====== SOURCE DATA
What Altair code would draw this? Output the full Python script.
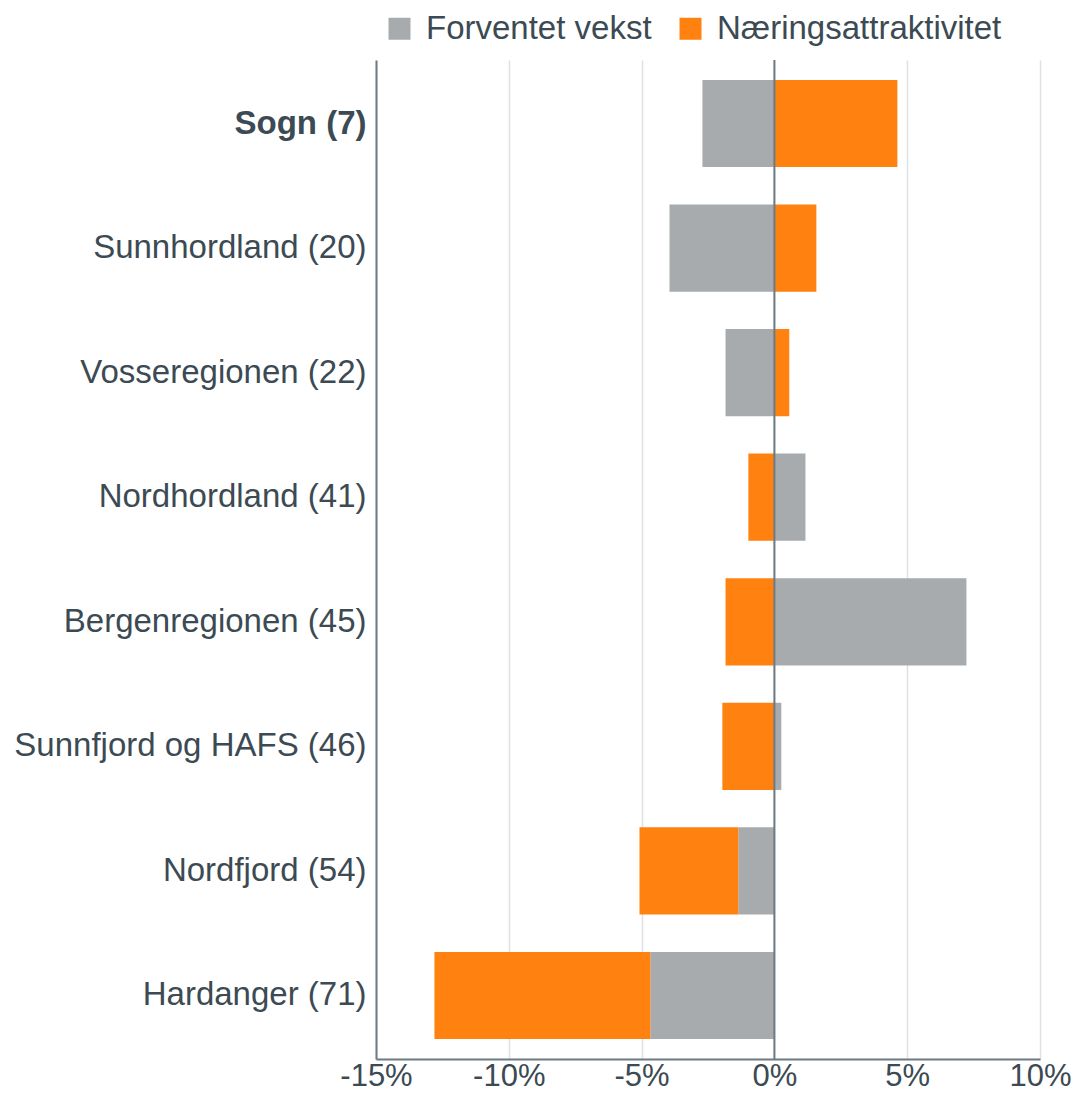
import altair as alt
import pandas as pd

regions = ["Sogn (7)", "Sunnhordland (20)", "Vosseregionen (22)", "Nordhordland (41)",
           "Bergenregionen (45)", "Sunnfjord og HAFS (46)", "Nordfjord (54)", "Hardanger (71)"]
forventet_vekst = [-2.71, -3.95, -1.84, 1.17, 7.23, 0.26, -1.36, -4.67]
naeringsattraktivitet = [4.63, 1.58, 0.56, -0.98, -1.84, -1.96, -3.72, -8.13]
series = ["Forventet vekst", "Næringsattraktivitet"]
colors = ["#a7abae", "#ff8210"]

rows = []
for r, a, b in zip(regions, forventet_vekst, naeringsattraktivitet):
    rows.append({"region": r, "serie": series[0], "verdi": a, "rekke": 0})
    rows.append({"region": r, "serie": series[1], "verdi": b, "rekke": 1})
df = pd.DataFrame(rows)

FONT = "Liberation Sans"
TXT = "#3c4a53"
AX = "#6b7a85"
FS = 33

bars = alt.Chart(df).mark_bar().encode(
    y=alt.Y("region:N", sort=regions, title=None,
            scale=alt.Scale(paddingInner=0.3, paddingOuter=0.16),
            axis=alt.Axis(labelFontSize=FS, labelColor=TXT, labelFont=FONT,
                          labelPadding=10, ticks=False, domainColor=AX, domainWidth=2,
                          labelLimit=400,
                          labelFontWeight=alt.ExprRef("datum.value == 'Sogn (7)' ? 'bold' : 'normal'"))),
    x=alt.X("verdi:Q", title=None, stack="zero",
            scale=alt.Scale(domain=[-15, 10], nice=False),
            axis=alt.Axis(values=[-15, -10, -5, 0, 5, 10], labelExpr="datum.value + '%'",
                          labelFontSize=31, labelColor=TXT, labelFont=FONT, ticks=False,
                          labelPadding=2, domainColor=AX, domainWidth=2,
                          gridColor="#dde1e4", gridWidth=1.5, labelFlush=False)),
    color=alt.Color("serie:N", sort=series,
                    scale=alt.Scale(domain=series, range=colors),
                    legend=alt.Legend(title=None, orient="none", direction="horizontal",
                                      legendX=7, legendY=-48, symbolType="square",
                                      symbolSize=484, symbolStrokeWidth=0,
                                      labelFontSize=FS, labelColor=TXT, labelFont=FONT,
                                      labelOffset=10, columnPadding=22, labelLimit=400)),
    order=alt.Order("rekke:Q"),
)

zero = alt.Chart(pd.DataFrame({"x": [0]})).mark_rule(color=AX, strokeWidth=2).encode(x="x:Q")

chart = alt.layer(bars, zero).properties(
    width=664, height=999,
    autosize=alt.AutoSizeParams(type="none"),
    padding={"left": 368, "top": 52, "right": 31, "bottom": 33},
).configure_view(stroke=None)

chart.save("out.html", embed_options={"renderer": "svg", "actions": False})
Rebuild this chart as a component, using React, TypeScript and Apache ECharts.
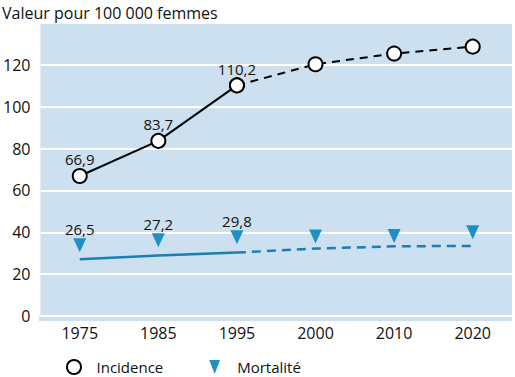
============
• **SHORT PROBLEM**:
Each entry must be retyped word for word, with every image omitted.

• **THE ANSWER**:
What Altair code would draw this? Output the full Python script.
import altair as alt
import pandas as pd

regions = ["Sogn (7)", "Sunnhordland (20)", "Vosseregionen (22)", "Nordhordland (41)",
           "Bergenregionen (45)", "Sunnfjord og HAFS (46)", "Nordfjord (54)", "Hardanger (71)"]
forventet_vekst = [-2.71, -3.95, -1.84, 1.17, 7.23, 0.26, -1.36, -4.67]
naeringsattraktivitet = [4.63, 1.58, 0.56, -0.98, -1.84, -1.96, -3.72, -8.13]
series = ["Forventet vekst", "Næringsattraktivitet"]
colors = ["#a7abae", "#ff8210"]

rows = []
for r, a, b in zip(regions, forventet_vekst, naeringsattraktivitet):
    rows.append({"region": r, "serie": series[0], "verdi": a, "rekke": 0})
    rows.append({"region": r, "serie": series[1], "verdi": b, "rekke": 1})
df = pd.DataFrame(rows)

FONT = "Liberation Sans"
TXT = "#3c4a53"
AX = "#6b7a85"
FS = 33

bars = alt.Chart(df).mark_bar().encode(
    y=alt.Y("region:N", sort=regions, title=None,
            scale=alt.Scale(paddingInner=0.3, paddingOuter=0.16),
            axis=alt.Axis(labelFontSize=FS, labelColor=TXT, labelFont=FONT,
                          labelPadding=10, ticks=False, domainColor=AX, domainWidth=2,
                          labelLimit=400,
                          labelFontWeight=alt.ExprRef("datum.value == 'Sogn (7)' ? 'bold' : 'normal'"))),
    x=alt.X("verdi:Q", title=None, stack="zero",
            scale=alt.Scale(domain=[-15, 10], nice=False),
            axis=alt.Axis(values=[-15, -10, -5, 0, 5, 10], labelExpr="datum.value + '%'",
                          labelFontSize=31, labelColor=TXT, labelFont=FONT, ticks=False,
                          labelPadding=2, domainColor=AX, domainWidth=2,
                          gridColor="#dde1e4", gridWidth=1.5, labelFlush=False)),
    color=alt.Color("serie:N", sort=series,
                    scale=alt.Scale(domain=series, range=colors),
                    legend=alt.Legend(title=None, orient="none", direction="horizontal",
                                      legendX=7, legendY=-48, symbolType="square",
                                      symbolSize=484, symbolStrokeWidth=0,
                                      labelFontSize=FS, labelColor=TXT, labelFont=FONT,
                                      labelOffset=10, columnPadding=22, labelLimit=400)),
    order=alt.Order("rekke:Q"),
)

zero = alt.Chart(pd.DataFrame({"x": [0]})).mark_rule(color=AX, strokeWidth=2).encode(x="x:Q")

chart = alt.layer(bars, zero).properties(
    width=664, height=999,
    autosize=alt.AutoSizeParams(type="none"),
    padding={"left": 368, "top": 52, "right": 31, "bottom": 33},
).configure_view(stroke=None)

chart.save("out.html", embed_options={"renderer": "svg", "actions": False})
Rebuild this chart as a component, using React, TypeScript and Apache ECharts.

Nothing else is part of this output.